TASK OBJECTIVE: Exactly as written, quote every line that follows, skipping the images.

___

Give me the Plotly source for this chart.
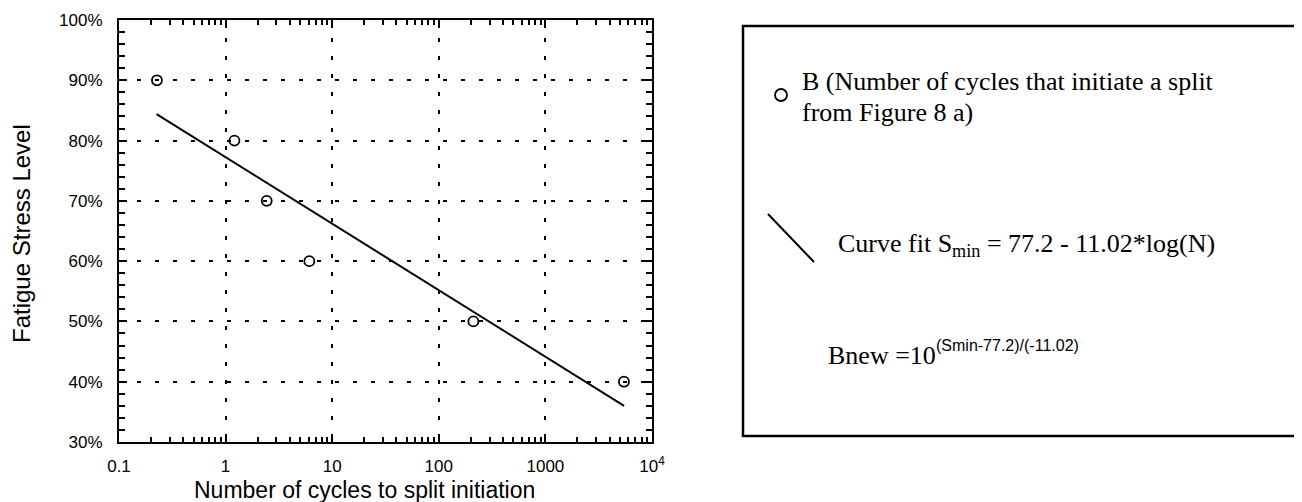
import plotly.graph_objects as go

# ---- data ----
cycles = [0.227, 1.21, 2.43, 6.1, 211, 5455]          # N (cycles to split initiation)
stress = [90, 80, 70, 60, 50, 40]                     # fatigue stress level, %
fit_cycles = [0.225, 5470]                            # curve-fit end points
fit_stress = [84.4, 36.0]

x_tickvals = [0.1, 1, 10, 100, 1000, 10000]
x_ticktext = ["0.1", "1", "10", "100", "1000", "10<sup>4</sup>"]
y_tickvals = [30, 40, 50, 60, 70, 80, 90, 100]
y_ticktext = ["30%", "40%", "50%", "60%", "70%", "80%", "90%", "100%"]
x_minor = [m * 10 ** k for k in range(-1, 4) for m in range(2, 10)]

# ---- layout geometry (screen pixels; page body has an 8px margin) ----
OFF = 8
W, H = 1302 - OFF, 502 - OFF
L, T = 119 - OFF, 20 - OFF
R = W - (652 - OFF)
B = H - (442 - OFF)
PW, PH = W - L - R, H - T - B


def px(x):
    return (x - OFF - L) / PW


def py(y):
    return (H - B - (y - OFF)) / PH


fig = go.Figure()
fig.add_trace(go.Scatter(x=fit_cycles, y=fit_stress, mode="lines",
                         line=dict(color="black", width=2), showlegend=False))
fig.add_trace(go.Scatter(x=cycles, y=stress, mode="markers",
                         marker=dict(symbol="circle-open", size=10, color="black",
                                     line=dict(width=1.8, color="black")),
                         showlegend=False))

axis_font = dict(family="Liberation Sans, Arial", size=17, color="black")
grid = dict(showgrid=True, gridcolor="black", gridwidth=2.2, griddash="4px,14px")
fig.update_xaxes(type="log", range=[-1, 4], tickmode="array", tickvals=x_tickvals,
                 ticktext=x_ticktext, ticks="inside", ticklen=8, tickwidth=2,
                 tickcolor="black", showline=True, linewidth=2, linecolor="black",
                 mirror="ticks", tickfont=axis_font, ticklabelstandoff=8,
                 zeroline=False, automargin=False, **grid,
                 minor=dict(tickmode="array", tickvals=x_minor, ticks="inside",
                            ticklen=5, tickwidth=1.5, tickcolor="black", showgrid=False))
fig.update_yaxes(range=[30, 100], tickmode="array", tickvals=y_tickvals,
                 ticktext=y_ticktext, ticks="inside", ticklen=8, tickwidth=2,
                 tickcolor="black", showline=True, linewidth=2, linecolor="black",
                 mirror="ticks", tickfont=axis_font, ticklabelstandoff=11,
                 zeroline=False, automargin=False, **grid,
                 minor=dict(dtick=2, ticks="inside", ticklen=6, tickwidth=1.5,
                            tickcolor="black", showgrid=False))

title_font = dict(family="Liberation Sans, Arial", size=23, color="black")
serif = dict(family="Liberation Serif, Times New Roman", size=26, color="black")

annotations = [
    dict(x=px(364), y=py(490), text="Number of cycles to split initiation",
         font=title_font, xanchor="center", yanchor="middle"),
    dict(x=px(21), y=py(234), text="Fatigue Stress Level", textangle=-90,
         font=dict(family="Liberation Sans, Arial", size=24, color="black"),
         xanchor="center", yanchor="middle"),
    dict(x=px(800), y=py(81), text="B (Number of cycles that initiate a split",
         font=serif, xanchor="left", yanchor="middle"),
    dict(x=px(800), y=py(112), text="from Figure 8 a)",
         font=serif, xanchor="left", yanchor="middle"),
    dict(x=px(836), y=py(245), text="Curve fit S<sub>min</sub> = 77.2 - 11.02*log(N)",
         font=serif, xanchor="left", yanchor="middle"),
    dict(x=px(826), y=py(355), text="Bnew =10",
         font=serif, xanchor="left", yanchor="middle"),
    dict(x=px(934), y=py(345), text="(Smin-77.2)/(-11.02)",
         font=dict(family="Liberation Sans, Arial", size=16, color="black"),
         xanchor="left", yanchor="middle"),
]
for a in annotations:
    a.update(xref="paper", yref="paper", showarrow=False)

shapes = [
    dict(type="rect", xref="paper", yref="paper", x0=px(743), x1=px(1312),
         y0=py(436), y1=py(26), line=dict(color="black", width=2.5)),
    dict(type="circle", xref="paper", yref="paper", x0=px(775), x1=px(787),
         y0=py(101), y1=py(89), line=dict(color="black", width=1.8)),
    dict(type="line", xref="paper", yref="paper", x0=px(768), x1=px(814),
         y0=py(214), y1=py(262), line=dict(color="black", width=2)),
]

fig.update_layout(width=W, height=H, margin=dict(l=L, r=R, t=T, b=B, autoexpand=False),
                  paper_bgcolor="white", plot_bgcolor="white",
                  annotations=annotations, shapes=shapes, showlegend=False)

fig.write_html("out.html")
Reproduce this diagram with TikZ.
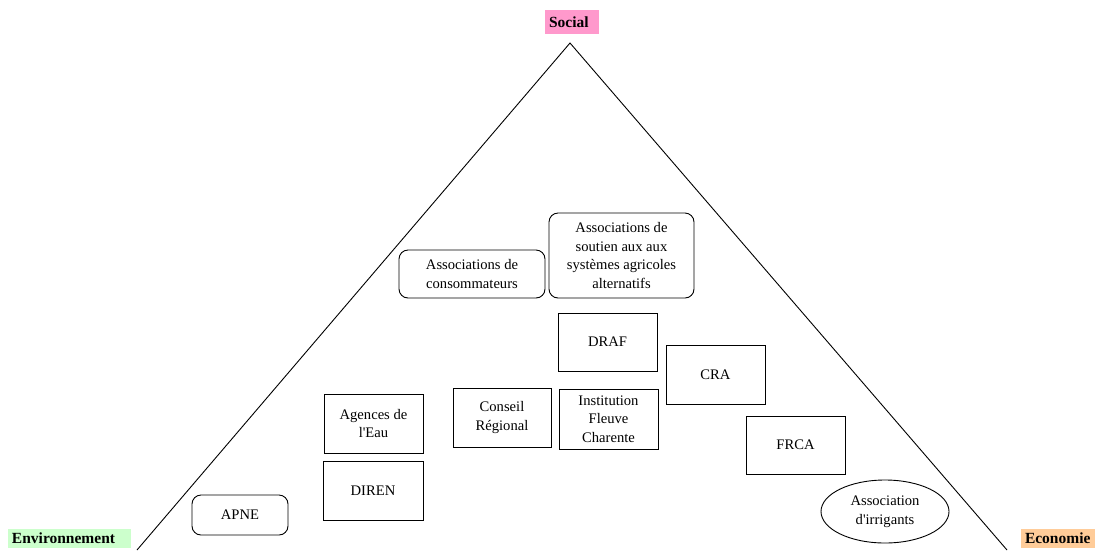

___

ANSWER TO THIS TASK:
Give me the Plotly source for this chart.
import plotly.graph_objects as go

# ---- data ----
cycles = [0.227, 1.21, 2.43, 6.1, 211, 5455]          # N (cycles to split initiation)
stress = [90, 80, 70, 60, 50, 40]                     # fatigue stress level, %
fit_cycles = [0.225, 5470]                            # curve-fit end points
fit_stress = [84.4, 36.0]

x_tickvals = [0.1, 1, 10, 100, 1000, 10000]
x_ticktext = ["0.1", "1", "10", "100", "1000", "10<sup>4</sup>"]
y_tickvals = [30, 40, 50, 60, 70, 80, 90, 100]
y_ticktext = ["30%", "40%", "50%", "60%", "70%", "80%", "90%", "100%"]
x_minor = [m * 10 ** k for k in range(-1, 4) for m in range(2, 10)]

# ---- layout geometry (screen pixels; page body has an 8px margin) ----
OFF = 8
W, H = 1302 - OFF, 502 - OFF
L, T = 119 - OFF, 20 - OFF
R = W - (652 - OFF)
B = H - (442 - OFF)
PW, PH = W - L - R, H - T - B


def px(x):
    return (x - OFF - L) / PW


def py(y):
    return (H - B - (y - OFF)) / PH


fig = go.Figure()
fig.add_trace(go.Scatter(x=fit_cycles, y=fit_stress, mode="lines",
                         line=dict(color="black", width=2), showlegend=False))
fig.add_trace(go.Scatter(x=cycles, y=stress, mode="markers",
                         marker=dict(symbol="circle-open", size=10, color="black",
                                     line=dict(width=1.8, color="black")),
                         showlegend=False))

axis_font = dict(family="Liberation Sans, Arial", size=17, color="black")
grid = dict(showgrid=True, gridcolor="black", gridwidth=2.2, griddash="4px,14px")
fig.update_xaxes(type="log", range=[-1, 4], tickmode="array", tickvals=x_tickvals,
                 ticktext=x_ticktext, ticks="inside", ticklen=8, tickwidth=2,
                 tickcolor="black", showline=True, linewidth=2, linecolor="black",
                 mirror="ticks", tickfont=axis_font, ticklabelstandoff=8,
                 zeroline=False, automargin=False, **grid,
                 minor=dict(tickmode="array", tickvals=x_minor, ticks="inside",
                            ticklen=5, tickwidth=1.5, tickcolor="black", showgrid=False))
fig.update_yaxes(range=[30, 100], tickmode="array", tickvals=y_tickvals,
                 ticktext=y_ticktext, ticks="inside", ticklen=8, tickwidth=2,
                 tickcolor="black", showline=True, linewidth=2, linecolor="black",
                 mirror="ticks", tickfont=axis_font, ticklabelstandoff=11,
                 zeroline=False, automargin=False, **grid,
                 minor=dict(dtick=2, ticks="inside", ticklen=6, tickwidth=1.5,
                            tickcolor="black", showgrid=False))

title_font = dict(family="Liberation Sans, Arial", size=23, color="black")
serif = dict(family="Liberation Serif, Times New Roman", size=26, color="black")

annotations = [
    dict(x=px(364), y=py(490), text="Number of cycles to split initiation",
         font=title_font, xanchor="center", yanchor="middle"),
    dict(x=px(21), y=py(234), text="Fatigue Stress Level", textangle=-90,
         font=dict(family="Liberation Sans, Arial", size=24, color="black"),
         xanchor="center", yanchor="middle"),
    dict(x=px(800), y=py(81), text="B (Number of cycles that initiate a split",
         font=serif, xanchor="left", yanchor="middle"),
    dict(x=px(800), y=py(112), text="from Figure 8 a)",
         font=serif, xanchor="left", yanchor="middle"),
    dict(x=px(836), y=py(245), text="Curve fit S<sub>min</sub> = 77.2 - 11.02*log(N)",
         font=serif, xanchor="left", yanchor="middle"),
    dict(x=px(826), y=py(355), text="Bnew =10",
         font=serif, xanchor="left", yanchor="middle"),
    dict(x=px(934), y=py(345), text="(Smin-77.2)/(-11.02)",
         font=dict(family="Liberation Sans, Arial", size=16, color="black"),
         xanchor="left", yanchor="middle"),
]
for a in annotations:
    a.update(xref="paper", yref="paper", showarrow=False)

shapes = [
    dict(type="rect", xref="paper", yref="paper", x0=px(743), x1=px(1312),
         y0=py(436), y1=py(26), line=dict(color="black", width=2.5)),
    dict(type="circle", xref="paper", yref="paper", x0=px(775), x1=px(787),
         y0=py(101), y1=py(89), line=dict(color="black", width=1.8)),
    dict(type="line", xref="paper", yref="paper", x0=px(768), x1=px(814),
         y0=py(214), y1=py(262), line=dict(color="black", width=2)),
]

fig.update_layout(width=W, height=H, margin=dict(l=L, r=R, t=T, b=B, autoexpand=False),
                  paper_bgcolor="white", plot_bgcolor="white",
                  annotations=annotations, shapes=shapes, showlegend=False)

fig.write_html("out.html")
Reproduce this diagram with TikZ.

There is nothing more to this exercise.